Task to carry out:
The data below should be restated word for word, with every picture omitted.

Information provided:

══════════════════════════════

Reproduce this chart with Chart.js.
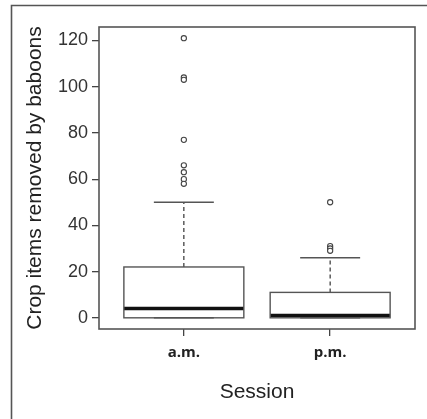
<!DOCTYPE html>
<html>
<head>
<meta charset="utf-8">
<script src="https://cdn.jsdelivr.net/npm/chart.js@4/dist/chart.umd.min.js"></script>
<style>
html,body{margin:0;padding:0;background:#fff;}
#wrap{width:427px;height:419px;position:relative;}
</style>
</head>
<body>
<div id="wrap"><canvas id="c" width="427" height="419"></canvas></div>
<script>
// ---- data ----
const categories = ['a.m.', 'p.m.'];
const positions = [1, 2];
const q1 = [0, 0];
const medians = [4, 1];
const q3 = [22, 11];
const whiskerLow = [0, 0];
const whiskerHigh = [50, 26];
const outliersAM = [121, 104, 103, 77, 66, 63, 60, 58];
const outliersPM = [50, 31, 30, 29];
const yTicks = [0, 20, 40, 60, 80, 100, 120];
const yTitle = 'Crop items removed by baboons';
const xTitle = 'Session';

const boxData = categories.map((c, i) => ({x: positions[i], y: [q1[i], q3[i]]}));
const outlierData = [
  ...outliersAM.map(v => ({x: positions[0], y: v})),
  ...outliersPM.map(v => ({x: positions[1], y: v}))
];

const boxParts = {
  id: 'boxParts',
  beforeDraw(chart) {
    const ctx = chart.ctx;
    ctx.save();
    ctx.fillStyle = '#fff';
    ctx.fillRect(0, 0, chart.width, chart.height);
    ctx.strokeStyle = '#555';
    ctx.lineWidth = 1.6;
    ctx.beginPath();
    ctx.moveTo(11.5, chart.height);
    ctx.lineTo(11.5, 5.5);
    ctx.lineTo(chart.width, 5.5);
    ctx.stroke();
    ctx.restore();
  },
  afterDatasetsDraw(chart) {
    const {ctx, scales: {x, y}} = chart;
    const meta = chart.getDatasetMeta(0);
    ctx.save();
    categories.forEach((c, i) => {
      const bar = meta.data[i];
      const cx = x.getPixelForValue(positions[i]);
      const half = bar.width / 2;
      // whiskers (dashed)
      ctx.strokeStyle = '#333';
      ctx.lineWidth = 1.2;
      ctx.setLineDash([4, 3]);
      ctx.beginPath();
      ctx.moveTo(cx, y.getPixelForValue(q3[i]));
      ctx.lineTo(cx, y.getPixelForValue(whiskerHigh[i]));
      ctx.stroke();
      ctx.beginPath();
      ctx.moveTo(cx, y.getPixelForValue(q1[i]));
      ctx.lineTo(cx, y.getPixelForValue(whiskerLow[i]));
      ctx.stroke();
      ctx.setLineDash([]);
      // caps
      ctx.strokeStyle = '#555';
      ctx.lineWidth = 1.4;
      [whiskerHigh[i], whiskerLow[i]].forEach(v => {
        const py = y.getPixelForValue(v);
        ctx.beginPath();
        ctx.moveTo(cx - half / 2, py);
        ctx.lineTo(cx + half / 2, py);
        ctx.stroke();
      });
      // median
      ctx.strokeStyle = '#111';
      ctx.lineWidth = 3.5;
      const my = y.getPixelForValue(medians[i]);
      ctx.beginPath();
      ctx.moveTo(cx - half, my);
      ctx.lineTo(cx + half, my);
      ctx.stroke();
    });
    // box outlines on top
    ctx.strokeStyle = '#555';
    ctx.lineWidth = 1.4;
    categories.forEach((c, i) => {
      const bar = meta.data[i];
      const cx = x.getPixelForValue(positions[i]);
      const half = bar.width / 2;
      const t = y.getPixelForValue(q3[i]);
      const b = y.getPixelForValue(q1[i]);
      ctx.strokeRect(cx - half, t, 2 * half, b - t);
    });
    ctx.restore();
  },
  afterDraw(chart) {
    const {ctx, chartArea: a} = chart;
    ctx.save();
    ctx.strokeStyle = '#555';
    ctx.lineWidth = 1.6;
    ctx.strokeRect(a.left, a.top, a.right - a.left, a.bottom - a.top);
    ctx.restore();
  }
};

new Chart(document.getElementById('c'), {
  type: 'bar',
  data: {
    datasets: [
      {
        data: boxData,
        backgroundColor: '#fff',
        borderColor: '#444',
        borderWidth: 0,
        borderSkipped: false,
        categoryPercentage: 1,
        barPercentage: 0.82,
        order: 2
      },
      {
        type: 'scatter',
        data: outlierData,
        pointStyle: 'circle',
        pointRadius: 2.6,
        pointBorderWidth: 1.1,
        pointBorderColor: '#444',
        pointBackgroundColor: '#fff',
        order: 1
      }
    ]
  },
  options: {
    responsive: false,
    animation: false,
    devicePixelRatio: 1,
    layout: {padding: {top: 27, right: 12, left: 0, bottom: 0}},
    plugins: {legend: {display: false}, tooltip: {enabled: false}},
    scales: {
      x: {
        type: 'linear',
        offset: false,
        min: 0.42,
        max: 2.58,
        afterBuildTicks: s => { s.ticks = positions.map(v => ({value: v})); },
        afterFit: s => { s.height = 90; },
        ticks: {
          callback: v => categories[positions.indexOf(v)],
          font: {family: 'Open Sans', weight: 'bold', size: 15},
          color: '#222',
          padding: 8,
          maxRotation: 0
        },
        grid: {display: true, offset: false, drawOnChartArea: false, drawTicks: true, tickLength: 7, color: '#444', lineWidth: 1.3},
        border: {display: false},
        title: {
          display: true,
          text: xTitle,
          font: {family: 'Liberation Sans', size: 21},
          color: '#222',
          padding: {top: 0, bottom: 14}
        }
      },
      y: {
        type: 'linear',
        min: -4.84,
        max: 125.84,
        afterBuildTicks: s => { s.ticks = yTicks.map(v => ({value: v})); },
        afterFit: s => { s.width = 99; },
        ticks: {
          font: {family: 'Liberation Sans', size: 18},
          color: '#333',
          padding: 4
        },
        grid: {display: true, drawOnChartArea: false, drawTicks: true, tickLength: 7, color: '#444', lineWidth: 1.3},
        border: {display: false},
        title: {
          display: true,
          text: yTitle,
          font: {family: 'Liberation Sans', size: 21},
          color: '#222',
          padding: {top: 23, bottom: 0}
        }
      }
    }
  },
  plugins: [boxParts]
});
</script>
</body>
</html>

══════════════════════════════

Output:
Reproduce this chart with Chart.js.
<!DOCTYPE html>
<html>
<head>
<meta charset="utf-8">
<script src="https://cdn.jsdelivr.net/npm/chart.js@4/dist/chart.umd.min.js"></script>
<style>
html,body{margin:0;padding:0;background:#fff;}
#wrap{width:427px;height:419px;position:relative;}
</style>
</head>
<body>
<div id="wrap"><canvas id="c" width="427" height="419"></canvas></div>
<script>
// ---- data ----
const categories = ['a.m.', 'p.m.'];
const positions = [1, 2];
const q1 = [0, 0];
const medians = [4, 1];
const q3 = [22, 11];
const whiskerLow = [0, 0];
const whiskerHigh = [50, 26];
const outliersAM = [121, 104, 103, 77, 66, 63, 60, 58];
const outliersPM = [50, 31, 30, 29];
const yTicks = [0, 20, 40, 60, 80, 100, 120];
const yTitle = 'Crop items removed by baboons';
const xTitle = 'Session';

const boxData = categories.map((c, i) => ({x: positions[i], y: [q1[i], q3[i]]}));
const outlierData = [
  ...outliersAM.map(v => ({x: positions[0], y: v})),
  ...outliersPM.map(v => ({x: positions[1], y: v}))
];

const boxParts = {
  id: 'boxParts',
  beforeDraw(chart) {
    const ctx = chart.ctx;
    ctx.save();
    ctx.fillStyle = '#fff';
    ctx.fillRect(0, 0, chart.width, chart.height);
    ctx.strokeStyle = '#555';
    ctx.lineWidth = 1.6;
    ctx.beginPath();
    ctx.moveTo(11.5, chart.height);
    ctx.lineTo(11.5, 5.5);
    ctx.lineTo(chart.width, 5.5);
    ctx.stroke();
    ctx.restore();
  },
  afterDatasetsDraw(chart) {
    const {ctx, scales: {x, y}} = chart;
    const meta = chart.getDatasetMeta(0);
    ctx.save();
    categories.forEach((c, i) => {
      const bar = meta.data[i];
      const cx = x.getPixelForValue(positions[i]);
      const half = bar.width / 2;
      // whiskers (dashed)
      ctx.strokeStyle = '#333';
      ctx.lineWidth = 1.2;
      ctx.setLineDash([4, 3]);
      ctx.beginPath();
      ctx.moveTo(cx, y.getPixelForValue(q3[i]));
      ctx.lineTo(cx, y.getPixelForValue(whiskerHigh[i]));
      ctx.stroke();
      ctx.beginPath();
      ctx.moveTo(cx, y.getPixelForValue(q1[i]));
      ctx.lineTo(cx, y.getPixelForValue(whiskerLow[i]));
      ctx.stroke();
      ctx.setLineDash([]);
      // caps
      ctx.strokeStyle = '#555';
      ctx.lineWidth = 1.4;
      [whiskerHigh[i], whiskerLow[i]].forEach(v => {
        const py = y.getPixelForValue(v);
        ctx.beginPath();
        ctx.moveTo(cx - half / 2, py);
        ctx.lineTo(cx + half / 2, py);
        ctx.stroke();
      });
      // median
      ctx.strokeStyle = '#111';
      ctx.lineWidth = 3.5;
      const my = y.getPixelForValue(medians[i]);
      ctx.beginPath();
      ctx.moveTo(cx - half, my);
      ctx.lineTo(cx + half, my);
      ctx.stroke();
    });
    // box outlines on top
    ctx.strokeStyle = '#555';
    ctx.lineWidth = 1.4;
    categories.forEach((c, i) => {
      const bar = meta.data[i];
      const cx = x.getPixelForValue(positions[i]);
      const half = bar.width / 2;
      const t = y.getPixelForValue(q3[i]);
      const b = y.getPixelForValue(q1[i]);
      ctx.strokeRect(cx - half, t, 2 * half, b - t);
    });
    ctx.restore();
  },
  afterDraw(chart) {
    const {ctx, chartArea: a} = chart;
    ctx.save();
    ctx.strokeStyle = '#555';
    ctx.lineWidth = 1.6;
    ctx.strokeRect(a.left, a.top, a.right - a.left, a.bottom - a.top);
    ctx.restore();
  }
};

new Chart(document.getElementById('c'), {
  type: 'bar',
  data: {
    datasets: [
      {
        data: boxData,
        backgroundColor: '#fff',
        borderColor: '#444',
        borderWidth: 0,
        borderSkipped: false,
        categoryPercentage: 1,
        barPercentage: 0.82,
        order: 2
      },
      {
        type: 'scatter',
        data: outlierData,
        pointStyle: 'circle',
        pointRadius: 2.6,
        pointBorderWidth: 1.1,
        pointBorderColor: '#444',
        pointBackgroundColor: '#fff',
        order: 1
      }
    ]
  },
  options: {
    responsive: false,
    animation: false,
    devicePixelRatio: 1,
    layout: {padding: {top: 27, right: 12, left: 0, bottom: 0}},
    plugins: {legend: {display: false}, tooltip: {enabled: false}},
    scales: {
      x: {
        type: 'linear',
        offset: false,
        min: 0.42,
        max: 2.58,
        afterBuildTicks: s => { s.ticks = positions.map(v => ({value: v})); },
        afterFit: s => { s.height = 90; },
        ticks: {
          callback: v => categories[positions.indexOf(v)],
          font: {family: 'Open Sans', weight: 'bold', size: 15},
          color: '#222',
          padding: 8,
          maxRotation: 0
        },
        grid: {display: true, offset: false, drawOnChartArea: false, drawTicks: true, tickLength: 7, color: '#444', lineWidth: 1.3},
        border: {display: false},
        title: {
          display: true,
          text: xTitle,
          font: {family: 'Liberation Sans', size: 21},
          color: '#222',
          padding: {top: 0, bottom: 14}
        }
      },
      y: {
        type: 'linear',
        min: -4.84,
        max: 125.84,
        afterBuildTicks: s => { s.ticks = yTicks.map(v => ({value: v})); },
        afterFit: s => { s.width = 99; },
        ticks: {
          font: {family: 'Liberation Sans', size: 18},
          color: '#333',
          padding: 4
        },
        grid: {display: true, drawOnChartArea: false, drawTicks: true, tickLength: 7, color: '#444', lineWidth: 1.3},
        border: {display: false},
        title: {
          display: true,
          text: yTitle,
          font: {family: 'Liberation Sans', size: 21},
          color: '#222',
          padding: {top: 23, bottom: 0}
        }
      }
    }
  },
  plugins: [boxParts]
});
</script>
</body>
</html>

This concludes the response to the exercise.